Enter the communists. During the election, the JCP campaigned as the “only true opposition party”.  It succeeded in making itself the receptacle for many anti-LDP voters, who had given up on the democrats. Said its leader Shii: “it is important to take on the LDP and offer an alternative,”

But are the communists a viable and reliable vessel for the anti-Abe vote? After all, the party won only eight seats in parliament in last year’s general election to the 480-seat House of Representatives, an awfully small base from which to build on. It was the party’s poorest showing in 45 years.
The JCP’s declining fortunes have in some respects been linked to the democrats. As the main opposition party rose in popularity the communists seemed to recede. Now the shoe is on the other foot. The democrat’s fortunes are plunging and that of the communists rising.

Japan’s communists have always had two things going for them: persistence and constancy. Few political parties anywhere have put in so much effort into winning so few votes. In this month’s election large, expensive sound trucks harangued commuters at rail way stations to vote for them.

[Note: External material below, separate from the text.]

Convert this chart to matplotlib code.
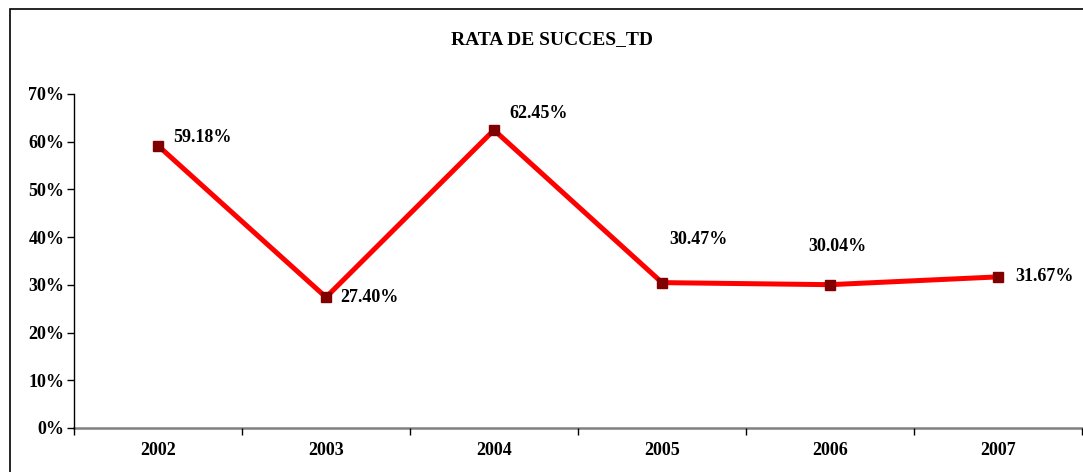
import matplotlib
matplotlib.use("Agg")
import matplotlib.pyplot as plt
from matplotlib.patches import Rectangle
from matplotlib.ticker import FixedLocator, NullFormatter

years = ["2002", "2003", "2004", "2005", "2006", "2007"]
values = [59.18, 27.40, 62.45, 30.47, 30.04, 31.67]
labels = ["59.18%", "27.40%", "62.45%", "30.47%", "30.04%", "31.67%"]
yticks = [0, 10, 20, 30, 40, 50, 60, 70]
title = "RATA DE SUCCES_TD"

plt.rcParams['font.family'] = ['Liberation Serif', 'DejaVu Serif']
plt.rcParams['font.weight'] = 'bold'

W, H = 1083, 472
fig = plt.figure(figsize=(W / 100, H / 100), dpi=100)
fig.patch.set_facecolor("white")
fig.patches.append(Rectangle((10 / W, -0.05), 1.2, 1 - 9 / H + 0.05, transform=fig.transFigure,
                             fill=False, edgecolor="black", linewidth=1.2))

ax = fig.add_axes([74 / W, 1 - 428 / H, (1082 - 74) / W, (428 - 94) / H])
x = list(range(len(years)))
ax.plot(x, values, color="#FF0000", linewidth=3.6, marker="s", markersize=6.8,
        markerfacecolor="#800000", markeredgecolor="#800000", zorder=3)

ax.set_xlim(-0.5, len(years) - 0.5)
ax.set_ylim(0, 70)
ax.set_yticks(yticks)
ax.set_yticklabels([f"{t}%" for t in yticks], fontsize=13, fontweight="bold")
ax.xaxis.set_major_locator(FixedLocator([i - 0.5 for i in range(len(years) + 1)]))
ax.xaxis.set_major_formatter(NullFormatter())
ax.xaxis.set_minor_locator(FixedLocator(x))
ax.set_xticklabels(years, minor=True, fontsize=13, fontweight="bold")
ax.tick_params(axis="x", which="major", length=5, direction="out", width=1, color="black")
ax.tick_params(axis="x", which="minor", length=0, pad=10)
ax.tick_params(axis="y", length=5, direction="out", width=1, pad=2)

for s in ["top", "right"]:
    ax.spines[s].set_visible(False)
ax.spines["left"].set_color("black")
ax.spines["left"].set_linewidth(1)
ax.spines["bottom"].set_color("#808080")
ax.spines["bottom"].set_linewidth(1.8)
ax.spines["bottom"].set_zorder(0.5)

offsets = [(15, 8, "left"), (14, 0, "left"), (15, 17, "left"),
           (7, 43, "left"), (-22, 38, "left"), (17, 0, "left")]
for xi, v, lab, (dx, dy, ha) in zip(x, values, labels, offsets):
    ax.annotate(lab, (xi, v), xytext=(dx * 0.72, dy * 0.72), textcoords="offset points",
                ha=ha, va="center", fontsize=13, fontweight="bold")

fig.text(552 / W, 1 - 40 / H, title, ha="center", va="center", fontsize=14, fontweight="bold")

fig.savefig("out.png", dpi=100, facecolor="white")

The JCP is the only political party in Japan that fields candidates in national elections in every one of the 300 electoral districts (the other parties, including LDP make deals with likeminded parties). It must cost the party a fortune in lost deposits.
Moreover, the JCP has traditionally championed just a few key issues such as opposition to the Japan-US Security Treaty and protection for the country’s pacifist constitution. It was anti-nuclear power even before Fukushima, an issue in which it is basically in tune with a majority of Japanese.

Of course, it can be expected to criticize the government’s economic policies as they unfold over the next few months, as benefitting the rich but not trickling down to the average worker That may strike a chord if, in fact, Abenomics does not work as well as the government hopes it will.
But can something called the communist party (the common production party in literal translation) really become the viable opposition? Can it fill the role that the now defunct Japan Socialist Party provided for years?  The socialists won many more seats (though never enough to form a government on its own) than the JCP ever did.

The over-arching theme of Japanese politics for the past twenty years has been a search for a viable, non-Marxist opposition party that the public could trust with the reins of government. These elements eventually coalesced into the Democratic Party of Japan, which abandoned such electoral baggage as opposition to the self-defense forces and the security treaty.

Eventually it achieved its historic mission removing the LDP from 50 years of nearly uninterrupted power, only to find itself beaten and virtually persona non-grata in its own country.
The coming months there will provide plenty of issues to challenge the Abe government from a center-left perspective. They include Abe’s desire to boost the status of the self-defense forces, revive nuclear power and rewrite the American-written constitution.

It is hard to see the democrats becoming such an effective opposition anytime soon. It seems equally unlikely that even those in the Japanese public that oppose such conservative initiatives will turn whole-heartedly to the communists.  But if not them, then who?